Bird populations in nine braided rivers of the Upper Waitaki Basin, South Island, New Zealand: changes after 30 years
|Title||Bird populations in nine braided rivers of the Upper Waitaki Basin, South Island, New Zealand: changes after 30 years|
|Publication Type||Journal Article|
|Year of Publication||1999|
|Type of Article||paper|
|Keywords||birds, braided river, comparative survey, density, Upper Waitaki basin|
Sections of nine rivers in the Upper Waitaki Basin were surveyed between 1991 and 1994 and these surveys were compared with counts completed in 1962, 1965 and 1968. A systematic account of 27 wetland birds is given. Densities (number of birds km-1) of birds were compared between the two periods. Species that increased in density were mainly common generalists, whereas species that decreased in density were endemic river breeding specialists.

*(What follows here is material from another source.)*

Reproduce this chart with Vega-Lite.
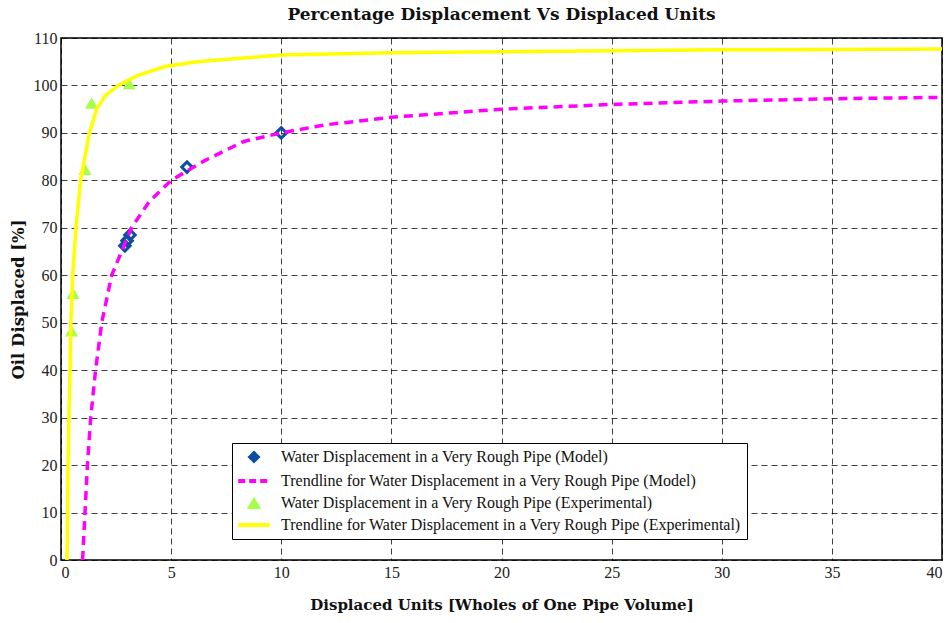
{
  "$schema": "https://vega.github.io/schema/vega-lite/v6.json",
  "width": 881,
  "height": 522,
  "autosize": {"type": "none"},
  "padding": {"left": 61, "top": 38, "right": 9, "bottom": 63},
  "background": "white",
  "title": {"text": "Percentage Displacement Vs Displaced Units", "font": "DejaVu Serif", "fontSize": 17, "fontWeight": "bold", "color": "#111", "anchor": "middle", "offset": 6},
  "config": {
    "view": {"stroke": "#000", "strokeWidth": 1.5},
    "axis": {"labelFont": "Liberation Serif", "labelFontSize": 16, "labelColor": "#222", "titleFont": "DejaVu Serif", "titleFontWeight": "bold", "titleColor": "#111", "grid": true, "gridColor": "#000", "gridDash": [6, 4], "gridOpacity": 0.75, "gridWidth": 1, "domain": false, "ticks": false}
  },
  "data": {"values": [
    {"s": "A", "x": 2.9, "y": 66.2},
    {"s": "A", "x": 3.0, "y": 67.3},
    {"s": "A", "x": 3.13, "y": 68.5},
    {"s": "A", "x": 5.72, "y": 82.8},
    {"s": "A", "x": 10.0, "y": 90.0},
    {"s": "C", "x": 0.48, "y": 48.3},
    {"s": "C", "x": 0.55, "y": 56.2},
    {"s": "C", "x": 1.09, "y": 82.3},
    {"s": "C", "x": 1.39, "y": 96.3},
    {"s": "C", "x": 3.1, "y": 100.4},
    {"s": "B", "x": 0.98, "y": 0},
    {"s": "B", "x": 1.09, "y": 10},
    {"s": "B", "x": 1.2, "y": 20},
    {"s": "B", "x": 1.35, "y": 30},
    {"s": "B", "x": 1.57, "y": 40},
    {"s": "B", "x": 1.85, "y": 50},
    {"s": "B", "x": 2.3, "y": 60},
    {"s": "B", "x": 3.2, "y": 70},
    {"s": "B", "x": 4.0, "y": 75.5},
    {"s": "B", "x": 5.0, "y": 80},
    {"s": "B", "x": 6.5, "y": 84.1},
    {"s": "B", "x": 8.3, "y": 88.2},
    {"s": "B", "x": 10, "y": 90},
    {"s": "B", "x": 12, "y": 91.7},
    {"s": "B", "x": 15, "y": 93.3},
    {"s": "B", "x": 20, "y": 95},
    {"s": "B", "x": 25, "y": 96},
    {"s": "B", "x": 30, "y": 96.7},
    {"s": "B", "x": 35, "y": 97.2},
    {"s": "B", "x": 40, "y": 97.5},
    {"s": "D", "x": 0.27, "y": 0},
    {"s": "D", "x": 0.3, "y": 10},
    {"s": "D", "x": 0.32, "y": 20},
    {"s": "D", "x": 0.36, "y": 30},
    {"s": "D", "x": 0.41, "y": 40},
    {"s": "D", "x": 0.45, "y": 50},
    {"s": "D", "x": 0.53, "y": 60},
    {"s": "D", "x": 0.68, "y": 70},
    {"s": "D", "x": 0.89, "y": 80},
    {"s": "D", "x": 1.29, "y": 90},
    {"s": "D", "x": 1.62, "y": 95},
    {"s": "D", "x": 2.0, "y": 97.8},
    {"s": "D", "x": 2.6, "y": 100},
    {"s": "D", "x": 3.43, "y": 102},
    {"s": "D", "x": 4.72, "y": 104},
    {"s": "D", "x": 6.16, "y": 105},
    {"s": "D", "x": 8.88, "y": 106},
    {"s": "D", "x": 10, "y": 106.4},
    {"s": "D", "x": 15, "y": 106.9},
    {"s": "D", "x": 20, "y": 107.1},
    {"s": "D", "x": 25, "y": 107.3},
    {"s": "D", "x": 30, "y": 107.5},
    {"s": "D", "x": 35, "y": 107.6},
    {"s": "D", "x": 40, "y": 107.7}
  ]},
  "encoding": {
    "x": {"field": "x", "type": "quantitative", "scale": {"domain": [0, 40], "nice": false, "zero": false}, "axis": {"values": [0, 5, 10, 15, 20, 25, 30, 35, 40], "labelPadding": 4, "titlePadding": 17, "titleFontSize": 15, "title": "Displaced Units [Wholes of One Pipe Volume]"}},
    "y": {"field": "y", "type": "quantitative", "scale": {"domain": [0, 110], "nice": false}, "axis": {"values": [0, 10, 20, 30, 40, 50, 60, 70, 80, 90, 100, 110], "labelPadding": 4, "titlePadding": 7, "titleFontSize": 16.5, "title": "Oil Displaced [%]"}},
    "color": {"field": "s", "type": "nominal", "scale": {"domain": ["A", "B", "C", "D"], "range": ["#0b4fa0", "#ff00ff", "#a6ff4d", "#ffff00"]},
      "legend": {
        "orient": "none", "legendX": 171, "legendY": 405, "title": null,
        "strokeColor": "#000", "fillColor": "#fff", "padding": 6,
        "labelFont": "Liberation Serif", "labelFontSize": 16, "labelColor": "#111", "labelLimit": 0,
        "symbolSize": 1000, "rowPadding": 6, "symbolOffset": 8, "labelOffset": 19,
        "labelExpr": "datum.value == 'A' ? 'Water Displacement in a Very Rough Pipe (Model)' : datum.value == 'B' ? 'Trendline for Water Displacement in a Very Rough Pipe (Model)' : datum.value == 'C' ? 'Water Displacement in a Very Rough Pipe (Experimental)' : 'Trendline for Water Displacement in a Very Rough Pipe (Experimental)'",
        "encode": {"symbols": {"update": {
          "shape": {"signal": "datum.value == 'A' ? 'diamond' : datum.value == 'C' ? 'triangle-up' : 'stroke'"},
          "size": {"signal": "datum.value == 'A' ? 90 : datum.value == 'C' ? 170 : 1000"},
          "fill": {"signal": "datum.value == 'A' ? '#dfe9f5' : datum.value == 'C' ? '#a6ff4d' : 'transparent'"},
          "stroke": {"signal": "datum.value == 'A' ? '#0b4fa0' : datum.value == 'C' ? '#a6ff4d' : datum.value == 'B' ? '#ff00ff' : '#ffff00'"},
          "strokeWidth": {"signal": "datum.value == 'A' ? 2.5 : datum.value == 'C' ? 1 : 4"},
          "strokeDash": {"signal": "datum.value == 'B' ? [7, 4] : [1, 0]"},
          "opacity": {"value": 1}
        }}}
      }}
  },
  "layer": [
    {"transform": [{"filter": "datum.s == 'C'"}], "mark": {"type": "point", "shape": "triangle-up", "filled": true, "size": 170, "opacity": 1}},
    {"transform": [{"filter": "datum.s == 'A'"}], "mark": {"type": "point", "shape": "diamond", "filled": false, "strokeWidth": 3, "size": 110, "opacity": 1}},
    {"transform": [{"filter": "datum.s == 'D'"}], "mark": {"type": "line", "strokeWidth": 3.5}},
    {"transform": [{"filter": "datum.s == 'B'"}], "mark": {"type": "line", "strokeWidth": 3.5, "strokeDash": [9, 6]}}
  ]
}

Densities of Wrybills (Anarhynchus frontalis), Spur-wing Plovers (Vanellus miles), Canada Geese (Branta canadensis), and Grey Teal (Anas gracilis) were higher in the 1990s than in the 1960s, whereas densities of Banded Dotterels (Charadrius bicinctus), waterfowl and shags, Black-billed Gulls (Larus bulleri), South Island Pied Oystercatchers (Haematopus ostralegus), Black-backed Gulls (L. dominicanus) and Black-fronted Terns (Sterna albostriata) were lower in at least one river in the 1990s compared to the 1960s. Estimated minimum populations of river birds published for the Ahuriri River (surveyed in 1982) and the Cass River (surveyed in 1979 and 1982) were usually intermediate to those recorded in equivalent 1960s and 1990s surveys. Four mechanisms that explain changes in braided river bird populations are suggested.